SOURCE MATERIAL:

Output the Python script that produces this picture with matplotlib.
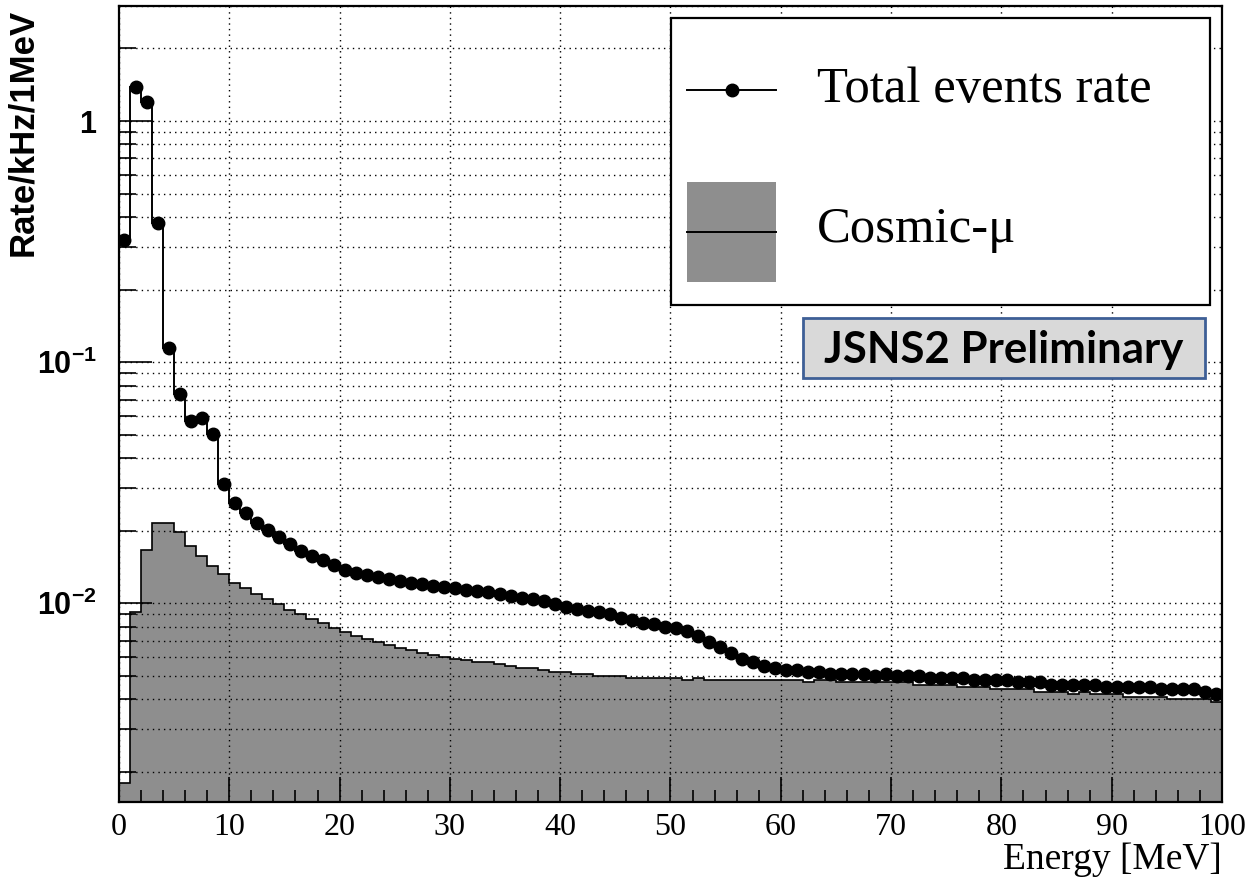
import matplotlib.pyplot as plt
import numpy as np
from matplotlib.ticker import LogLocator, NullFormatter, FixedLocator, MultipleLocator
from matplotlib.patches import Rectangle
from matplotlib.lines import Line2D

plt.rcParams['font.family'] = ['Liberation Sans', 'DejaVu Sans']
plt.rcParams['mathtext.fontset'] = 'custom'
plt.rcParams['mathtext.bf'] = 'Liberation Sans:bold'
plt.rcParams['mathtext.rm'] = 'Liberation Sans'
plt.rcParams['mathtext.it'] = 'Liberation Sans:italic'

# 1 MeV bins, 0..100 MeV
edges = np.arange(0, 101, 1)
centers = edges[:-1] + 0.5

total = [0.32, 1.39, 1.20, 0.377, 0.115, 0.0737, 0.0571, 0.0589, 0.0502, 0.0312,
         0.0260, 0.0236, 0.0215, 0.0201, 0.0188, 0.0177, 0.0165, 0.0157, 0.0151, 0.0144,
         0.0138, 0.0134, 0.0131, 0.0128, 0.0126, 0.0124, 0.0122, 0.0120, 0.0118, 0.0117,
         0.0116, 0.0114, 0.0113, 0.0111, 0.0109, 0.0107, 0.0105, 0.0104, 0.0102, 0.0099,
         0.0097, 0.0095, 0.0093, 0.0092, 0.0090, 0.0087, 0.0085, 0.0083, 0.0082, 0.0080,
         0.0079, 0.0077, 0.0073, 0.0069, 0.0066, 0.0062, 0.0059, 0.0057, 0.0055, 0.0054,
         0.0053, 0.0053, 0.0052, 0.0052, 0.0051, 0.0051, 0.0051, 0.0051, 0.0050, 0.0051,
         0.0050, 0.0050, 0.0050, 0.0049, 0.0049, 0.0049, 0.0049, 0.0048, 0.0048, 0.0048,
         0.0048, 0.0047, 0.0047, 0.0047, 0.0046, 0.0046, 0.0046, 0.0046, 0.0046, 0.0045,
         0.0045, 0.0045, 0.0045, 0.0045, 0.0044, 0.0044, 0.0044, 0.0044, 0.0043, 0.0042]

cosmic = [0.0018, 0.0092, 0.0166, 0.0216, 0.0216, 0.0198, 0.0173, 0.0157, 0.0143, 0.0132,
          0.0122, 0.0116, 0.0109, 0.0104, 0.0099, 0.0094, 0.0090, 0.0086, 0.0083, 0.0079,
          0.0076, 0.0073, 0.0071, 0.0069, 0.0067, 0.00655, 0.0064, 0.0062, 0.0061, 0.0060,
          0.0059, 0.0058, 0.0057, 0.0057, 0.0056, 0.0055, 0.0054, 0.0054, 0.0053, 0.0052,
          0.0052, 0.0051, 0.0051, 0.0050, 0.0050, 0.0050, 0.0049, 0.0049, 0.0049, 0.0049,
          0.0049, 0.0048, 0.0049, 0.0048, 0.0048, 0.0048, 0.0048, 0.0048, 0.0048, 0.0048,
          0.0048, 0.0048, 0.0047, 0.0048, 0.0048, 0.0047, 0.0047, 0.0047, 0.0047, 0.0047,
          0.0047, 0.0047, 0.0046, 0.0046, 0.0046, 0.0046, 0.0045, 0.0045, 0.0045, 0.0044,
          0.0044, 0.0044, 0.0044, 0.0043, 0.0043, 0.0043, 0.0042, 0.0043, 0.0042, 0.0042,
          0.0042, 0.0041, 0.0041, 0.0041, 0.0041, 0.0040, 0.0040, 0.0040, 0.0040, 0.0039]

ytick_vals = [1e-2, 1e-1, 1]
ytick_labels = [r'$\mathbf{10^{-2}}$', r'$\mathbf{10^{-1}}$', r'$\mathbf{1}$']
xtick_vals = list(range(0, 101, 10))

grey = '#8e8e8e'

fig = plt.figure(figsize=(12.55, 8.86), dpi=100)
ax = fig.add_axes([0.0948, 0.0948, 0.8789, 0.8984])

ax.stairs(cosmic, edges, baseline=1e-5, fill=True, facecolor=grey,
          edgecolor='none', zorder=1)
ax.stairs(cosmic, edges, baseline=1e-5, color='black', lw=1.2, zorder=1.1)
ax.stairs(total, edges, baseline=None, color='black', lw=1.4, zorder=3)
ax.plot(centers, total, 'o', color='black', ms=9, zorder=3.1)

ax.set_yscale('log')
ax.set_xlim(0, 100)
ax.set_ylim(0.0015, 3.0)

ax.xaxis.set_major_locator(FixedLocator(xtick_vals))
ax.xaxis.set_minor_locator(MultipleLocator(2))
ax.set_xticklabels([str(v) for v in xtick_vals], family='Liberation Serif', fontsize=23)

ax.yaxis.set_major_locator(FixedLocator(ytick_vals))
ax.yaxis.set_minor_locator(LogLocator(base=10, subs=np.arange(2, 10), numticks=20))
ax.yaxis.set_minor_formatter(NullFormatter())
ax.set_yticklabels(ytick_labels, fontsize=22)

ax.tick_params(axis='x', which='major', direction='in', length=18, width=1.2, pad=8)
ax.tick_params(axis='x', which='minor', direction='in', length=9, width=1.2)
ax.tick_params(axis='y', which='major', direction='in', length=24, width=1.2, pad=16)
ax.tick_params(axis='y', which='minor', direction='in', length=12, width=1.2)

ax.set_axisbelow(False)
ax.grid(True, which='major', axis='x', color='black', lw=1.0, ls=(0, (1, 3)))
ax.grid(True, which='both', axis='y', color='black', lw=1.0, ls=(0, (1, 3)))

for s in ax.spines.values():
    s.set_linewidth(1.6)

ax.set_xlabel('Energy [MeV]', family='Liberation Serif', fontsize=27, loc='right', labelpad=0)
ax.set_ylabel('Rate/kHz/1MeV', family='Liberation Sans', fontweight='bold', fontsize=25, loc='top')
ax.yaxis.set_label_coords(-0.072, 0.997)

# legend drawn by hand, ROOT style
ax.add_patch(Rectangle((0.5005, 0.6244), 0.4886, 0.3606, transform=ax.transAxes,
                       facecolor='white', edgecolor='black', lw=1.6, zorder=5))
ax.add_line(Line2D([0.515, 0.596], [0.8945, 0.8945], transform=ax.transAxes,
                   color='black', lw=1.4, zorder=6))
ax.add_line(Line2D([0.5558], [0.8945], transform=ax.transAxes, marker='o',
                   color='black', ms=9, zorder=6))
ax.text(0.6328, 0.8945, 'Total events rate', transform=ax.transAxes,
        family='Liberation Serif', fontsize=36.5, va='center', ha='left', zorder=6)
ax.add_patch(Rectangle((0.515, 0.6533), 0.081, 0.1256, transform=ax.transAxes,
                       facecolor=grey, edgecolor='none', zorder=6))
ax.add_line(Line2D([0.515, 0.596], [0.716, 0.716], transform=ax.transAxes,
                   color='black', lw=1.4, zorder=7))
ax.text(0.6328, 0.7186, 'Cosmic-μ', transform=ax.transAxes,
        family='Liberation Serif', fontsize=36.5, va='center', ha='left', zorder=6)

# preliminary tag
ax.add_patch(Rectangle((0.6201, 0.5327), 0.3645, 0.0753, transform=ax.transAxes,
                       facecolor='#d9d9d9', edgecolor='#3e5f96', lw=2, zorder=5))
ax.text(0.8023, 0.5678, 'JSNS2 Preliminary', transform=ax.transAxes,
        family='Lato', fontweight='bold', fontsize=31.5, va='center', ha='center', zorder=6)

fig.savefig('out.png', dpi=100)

WHAT THE TASK REQUIRES: Give back exactly the lines from the first line of the data through the line with "from matplotlib.lines import Line2D", pictures excluded.

FULL ANSWER:
Output the Python script that produces this picture with matplotlib.
import matplotlib.pyplot as plt
import numpy as np
from matplotlib.ticker import LogLocator, NullFormatter, FixedLocator, MultipleLocator
from matplotlib.patches import Rectangle
from matplotlib.lines import Line2D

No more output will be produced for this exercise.